Like every other defendant in these types of cases, Oprah won. However, the law under which this suit was brought remained on the books in Texas, as did similar laws in twelve other states, too. To date, no veggie libel claim has ever won a legal case.
Despite this, the laws still have their desired impact by exerting a “chilling effect.” Even groundless suits can take years and thousands of dollars to defend against. After seeing the costly litigation that Oprah, CBS and ABC faced, for example, journalists tend to avoid stories on food safety. Activists may not speak as publicly as they may have otherwise. For instance, the 2011 documentary Food, Inc. featured a mother whose child had died from food-borne illness but could not speak out for fear of being sued.

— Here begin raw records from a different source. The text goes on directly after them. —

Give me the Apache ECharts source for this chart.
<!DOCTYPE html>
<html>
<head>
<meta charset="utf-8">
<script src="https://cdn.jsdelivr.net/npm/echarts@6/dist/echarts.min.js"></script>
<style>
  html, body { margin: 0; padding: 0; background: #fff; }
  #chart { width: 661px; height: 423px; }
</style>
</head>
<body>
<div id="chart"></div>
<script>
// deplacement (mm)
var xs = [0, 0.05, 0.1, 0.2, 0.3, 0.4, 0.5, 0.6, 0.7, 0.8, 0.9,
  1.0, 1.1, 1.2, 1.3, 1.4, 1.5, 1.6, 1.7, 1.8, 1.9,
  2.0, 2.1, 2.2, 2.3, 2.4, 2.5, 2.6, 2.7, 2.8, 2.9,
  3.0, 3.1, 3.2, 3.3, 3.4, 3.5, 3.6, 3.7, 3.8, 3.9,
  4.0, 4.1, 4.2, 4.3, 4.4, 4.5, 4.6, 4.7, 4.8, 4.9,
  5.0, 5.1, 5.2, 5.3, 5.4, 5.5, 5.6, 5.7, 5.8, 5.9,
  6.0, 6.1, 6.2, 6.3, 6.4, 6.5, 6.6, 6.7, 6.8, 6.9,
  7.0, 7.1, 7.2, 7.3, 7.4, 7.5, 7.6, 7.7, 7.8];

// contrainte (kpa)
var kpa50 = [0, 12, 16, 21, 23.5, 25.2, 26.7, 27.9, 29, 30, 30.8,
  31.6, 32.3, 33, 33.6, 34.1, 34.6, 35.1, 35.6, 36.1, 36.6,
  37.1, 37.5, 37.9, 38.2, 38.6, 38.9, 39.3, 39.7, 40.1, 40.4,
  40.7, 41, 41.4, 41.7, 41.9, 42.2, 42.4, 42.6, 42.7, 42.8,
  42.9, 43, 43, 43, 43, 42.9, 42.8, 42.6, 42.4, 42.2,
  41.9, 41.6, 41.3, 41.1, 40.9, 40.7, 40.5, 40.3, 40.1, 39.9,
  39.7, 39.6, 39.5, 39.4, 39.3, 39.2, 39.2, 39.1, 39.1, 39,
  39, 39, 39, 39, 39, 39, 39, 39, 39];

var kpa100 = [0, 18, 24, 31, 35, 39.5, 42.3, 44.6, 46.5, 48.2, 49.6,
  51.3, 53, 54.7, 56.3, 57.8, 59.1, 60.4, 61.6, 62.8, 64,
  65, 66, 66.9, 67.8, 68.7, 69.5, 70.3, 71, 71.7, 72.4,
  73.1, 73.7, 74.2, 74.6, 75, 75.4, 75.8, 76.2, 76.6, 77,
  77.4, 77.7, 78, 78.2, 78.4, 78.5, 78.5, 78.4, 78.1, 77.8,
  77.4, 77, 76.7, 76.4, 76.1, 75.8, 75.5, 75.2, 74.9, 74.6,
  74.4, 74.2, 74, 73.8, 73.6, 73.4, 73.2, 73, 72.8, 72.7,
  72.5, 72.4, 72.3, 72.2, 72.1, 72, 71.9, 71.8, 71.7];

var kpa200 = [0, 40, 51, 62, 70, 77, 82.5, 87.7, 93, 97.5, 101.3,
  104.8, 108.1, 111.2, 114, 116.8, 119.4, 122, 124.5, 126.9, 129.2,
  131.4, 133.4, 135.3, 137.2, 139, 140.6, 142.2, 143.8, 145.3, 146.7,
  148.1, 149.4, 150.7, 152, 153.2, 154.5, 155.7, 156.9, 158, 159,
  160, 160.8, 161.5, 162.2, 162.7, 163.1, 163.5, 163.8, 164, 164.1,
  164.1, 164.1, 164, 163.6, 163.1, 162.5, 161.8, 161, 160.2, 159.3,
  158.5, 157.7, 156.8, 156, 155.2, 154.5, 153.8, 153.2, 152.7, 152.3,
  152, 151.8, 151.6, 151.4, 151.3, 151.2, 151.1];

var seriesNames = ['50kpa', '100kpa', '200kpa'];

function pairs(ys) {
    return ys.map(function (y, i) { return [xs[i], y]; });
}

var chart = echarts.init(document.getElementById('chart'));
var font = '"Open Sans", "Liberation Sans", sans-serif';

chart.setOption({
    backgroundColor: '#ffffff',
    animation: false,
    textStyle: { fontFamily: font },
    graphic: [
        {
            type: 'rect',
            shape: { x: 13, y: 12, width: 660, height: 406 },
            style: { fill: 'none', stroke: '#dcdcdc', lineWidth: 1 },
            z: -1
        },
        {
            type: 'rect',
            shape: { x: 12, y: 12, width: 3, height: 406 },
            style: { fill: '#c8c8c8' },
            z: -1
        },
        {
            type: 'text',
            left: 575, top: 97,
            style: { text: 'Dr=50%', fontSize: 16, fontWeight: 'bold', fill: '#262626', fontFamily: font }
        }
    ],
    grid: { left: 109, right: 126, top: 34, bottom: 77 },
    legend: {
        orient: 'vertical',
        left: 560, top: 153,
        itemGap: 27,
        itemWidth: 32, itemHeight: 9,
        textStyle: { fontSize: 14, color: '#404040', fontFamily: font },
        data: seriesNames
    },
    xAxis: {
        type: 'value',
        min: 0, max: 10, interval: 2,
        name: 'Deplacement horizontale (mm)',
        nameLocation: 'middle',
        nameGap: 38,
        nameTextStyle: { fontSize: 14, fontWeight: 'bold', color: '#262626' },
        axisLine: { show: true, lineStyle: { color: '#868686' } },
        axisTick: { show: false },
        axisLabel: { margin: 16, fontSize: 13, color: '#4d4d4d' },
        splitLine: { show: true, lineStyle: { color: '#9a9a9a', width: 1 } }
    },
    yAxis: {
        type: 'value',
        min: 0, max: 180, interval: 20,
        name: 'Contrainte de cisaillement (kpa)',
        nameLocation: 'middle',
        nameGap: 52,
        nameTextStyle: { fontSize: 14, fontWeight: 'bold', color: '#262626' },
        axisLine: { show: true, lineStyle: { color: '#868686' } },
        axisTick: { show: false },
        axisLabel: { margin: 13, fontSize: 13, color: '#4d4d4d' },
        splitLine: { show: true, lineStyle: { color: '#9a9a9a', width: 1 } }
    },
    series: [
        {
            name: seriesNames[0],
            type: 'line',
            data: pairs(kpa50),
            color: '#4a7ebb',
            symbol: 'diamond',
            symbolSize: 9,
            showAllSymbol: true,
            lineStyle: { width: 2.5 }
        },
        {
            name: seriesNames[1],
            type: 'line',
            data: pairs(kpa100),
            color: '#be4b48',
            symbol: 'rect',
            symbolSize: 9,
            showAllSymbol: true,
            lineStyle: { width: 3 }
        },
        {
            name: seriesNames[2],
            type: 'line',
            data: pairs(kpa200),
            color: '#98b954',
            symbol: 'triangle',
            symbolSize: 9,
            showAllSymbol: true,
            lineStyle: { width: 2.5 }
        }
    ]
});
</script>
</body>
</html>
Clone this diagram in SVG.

Legally baseless but still effective
Thus, veggie libel laws still achieve their aim by indirectly limiting free speech due to the risk of costly legal prosecution. These laws have not gone unnoticed by civil liberties activism groups, who have long fought against them.
As of April 2022, anti-SLAPP laws exist in thirty-two states. They are designed to help defendants quickly dismiss groundless lawsuits. However, protections are murky, as they vary greatly state to state. Additionally, it is unclear whether state anti-SLAPP laws apply in federal court and the Supreme Court has not yet made a decision on the subject.
So, are veggie libel laws an unconstitutional restraint on free speech? Some parts of the law suggest yes, while other parts of the law suggest it depends on whether the supposed disparagement could be proven true or false. No courts have ever declared a food libel law to be unconstitutional. Yet no corporations have ever successfully sued someone using them, either.
Even though activists technically have the right to speak out about food-product related issues, corporations could still sue for it under veggie libel laws. As a result, most people are dissuaded from doing so due to fear of civil damages and legal costs.
We do not truly have the right to free speech until we can speak out on all issues without fear of costly retaliation.